Yep, keep your motions the same, and it'll throw the same... Also, make sure your chain and die are adjusted for full range of motion. If They're not not, the disc hole doesn't slide all the way under the hopper bushing (or all the way over the dump hole), and you get inconsistent charges. And I make an effort to keep the hopper filled at least 3/4 full all the time, so that 'head pressure' stays more or less the same.

But like you mentioned, the bugger does throw light, as compared to what the chart says it should. Like the label for all the holes is one off or something. But I've gotten used to it. When consulting the chart, I automatically go to the next larger hole, and that seems to throw the desired charge. I've found this to be true of all powders I've used in it, leading me to believe that it's an intentional 'safety' margin for those guys without scales.

jonk
02-09-2009, 09:53 AM
I have had Red Dot bridge and not fill a case. Too clumpy, large flakes, too small a hole in the .5cc disc.

For larger loads, no issue with any powder. Also no issues with small discs if you are using a finer granulated powder.

It's also the most accurate measure I've tried. Even with stick powder, every throw is within .1 grains! Too bad the double disc kit comes with such crummy screws and even on the largest 2 discs isn't big enough for a lot of applications.

yodar
02-09-2009, 12:10 PM
It's also good to run a hopper full through if it's new to break it in. I don't use Accurate powders in mine. I have used Titegroup, Bullseye, HS-6, W748 and H335 and all of those meter very well. I can load TG all day with no variation.
Rusty

The dryer sheet trick works, and I used all the ACCURATE Brand powders because the density of the powder was on the label and it helps calculate the VMD very accurately for each cavity.

I had a nice table printed up for all the powders so the grain yield of each cavity was defined for each brand of powder

EXCEPT for AA #9

That stuff was dust fine and both of my autodisks leaked it all over da place

Then I got my Dillon and all problems disappeared ;>)

yodar

Black Jaque Janaviac
02-09-2009, 12:41 PM
I don't think the Lee volume tables are that precise.

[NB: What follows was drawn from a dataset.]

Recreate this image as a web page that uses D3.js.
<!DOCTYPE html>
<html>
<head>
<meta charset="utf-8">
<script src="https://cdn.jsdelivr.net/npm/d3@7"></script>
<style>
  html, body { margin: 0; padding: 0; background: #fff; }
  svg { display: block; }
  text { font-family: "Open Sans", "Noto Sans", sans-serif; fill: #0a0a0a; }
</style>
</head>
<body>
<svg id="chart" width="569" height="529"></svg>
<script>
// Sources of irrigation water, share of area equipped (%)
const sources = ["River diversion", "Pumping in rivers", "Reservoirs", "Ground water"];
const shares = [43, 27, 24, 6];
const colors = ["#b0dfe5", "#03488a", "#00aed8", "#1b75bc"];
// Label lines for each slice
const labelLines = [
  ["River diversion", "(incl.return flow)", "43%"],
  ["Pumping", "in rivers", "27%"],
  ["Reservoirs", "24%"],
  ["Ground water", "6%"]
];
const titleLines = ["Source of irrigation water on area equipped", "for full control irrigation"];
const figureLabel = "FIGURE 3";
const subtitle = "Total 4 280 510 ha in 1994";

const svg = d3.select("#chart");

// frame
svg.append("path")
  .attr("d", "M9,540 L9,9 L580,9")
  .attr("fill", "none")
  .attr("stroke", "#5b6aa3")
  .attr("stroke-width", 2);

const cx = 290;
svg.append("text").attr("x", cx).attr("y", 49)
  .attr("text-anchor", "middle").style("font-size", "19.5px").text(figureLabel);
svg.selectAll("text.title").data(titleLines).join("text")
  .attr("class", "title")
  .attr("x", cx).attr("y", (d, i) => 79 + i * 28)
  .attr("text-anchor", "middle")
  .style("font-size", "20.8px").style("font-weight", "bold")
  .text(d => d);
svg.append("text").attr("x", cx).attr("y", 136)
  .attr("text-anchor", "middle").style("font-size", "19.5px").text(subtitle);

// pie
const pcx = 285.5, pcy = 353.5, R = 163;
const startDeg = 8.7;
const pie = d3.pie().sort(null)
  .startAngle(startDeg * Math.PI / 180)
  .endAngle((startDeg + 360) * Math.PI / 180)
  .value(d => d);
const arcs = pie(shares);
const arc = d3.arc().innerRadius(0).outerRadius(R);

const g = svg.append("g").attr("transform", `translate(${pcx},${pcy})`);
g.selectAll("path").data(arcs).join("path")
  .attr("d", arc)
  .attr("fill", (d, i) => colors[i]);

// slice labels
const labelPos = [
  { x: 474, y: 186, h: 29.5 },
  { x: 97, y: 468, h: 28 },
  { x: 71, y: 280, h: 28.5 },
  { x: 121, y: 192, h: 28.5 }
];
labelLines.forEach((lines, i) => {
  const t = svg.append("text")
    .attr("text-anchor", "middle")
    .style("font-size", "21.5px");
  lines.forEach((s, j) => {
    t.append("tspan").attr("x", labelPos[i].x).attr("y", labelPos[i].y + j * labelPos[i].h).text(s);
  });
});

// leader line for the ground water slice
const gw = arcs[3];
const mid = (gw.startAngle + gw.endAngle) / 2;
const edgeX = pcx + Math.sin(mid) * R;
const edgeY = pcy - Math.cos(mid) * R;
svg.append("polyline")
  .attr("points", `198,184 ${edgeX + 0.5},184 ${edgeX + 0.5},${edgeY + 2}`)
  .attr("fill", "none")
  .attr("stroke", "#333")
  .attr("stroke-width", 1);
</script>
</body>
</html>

They're intended to get you into the ballpark. But there will always be some lot-to-lot variances in a powder. So everytime I buy a new powder can I have to readjust my volumes to attain the powder charges I'm after.

If you're not dealing with volumes exceeding 1.4 cc you may want to consider the adjustable charge bar. Instead of switching out disks you simply turn a knurled knob to increase and decrease the charges. This allows you to dial in the exact powder charge you want. It costs $10. I do wish they constructed it better. I'm on my second one in 6 years. As they age powder can work its way into the seams and bind the whole works up.

snaggdit
02-09-2009, 04:54 PM
OK, got the motor attached and loaded some 40 S&W cast boolits just now using the .40 Lee disk. The chart says it should be 6.4 gr of Accur #5. The first one was just under 6.3. The next 6.2 but after that ~100 rounds all fell at 6.1. The variance was so slight that by my RCBS beam scale I could barely detect a difference! Now I guess I just need the charge bar and I will be all set for infinitely adjustable (and repeatable) loads for my pistols! I have a feeling that when I set up for .223 with H4895 it will drop consistantly, too. Thanks for all the input, it solved my issues!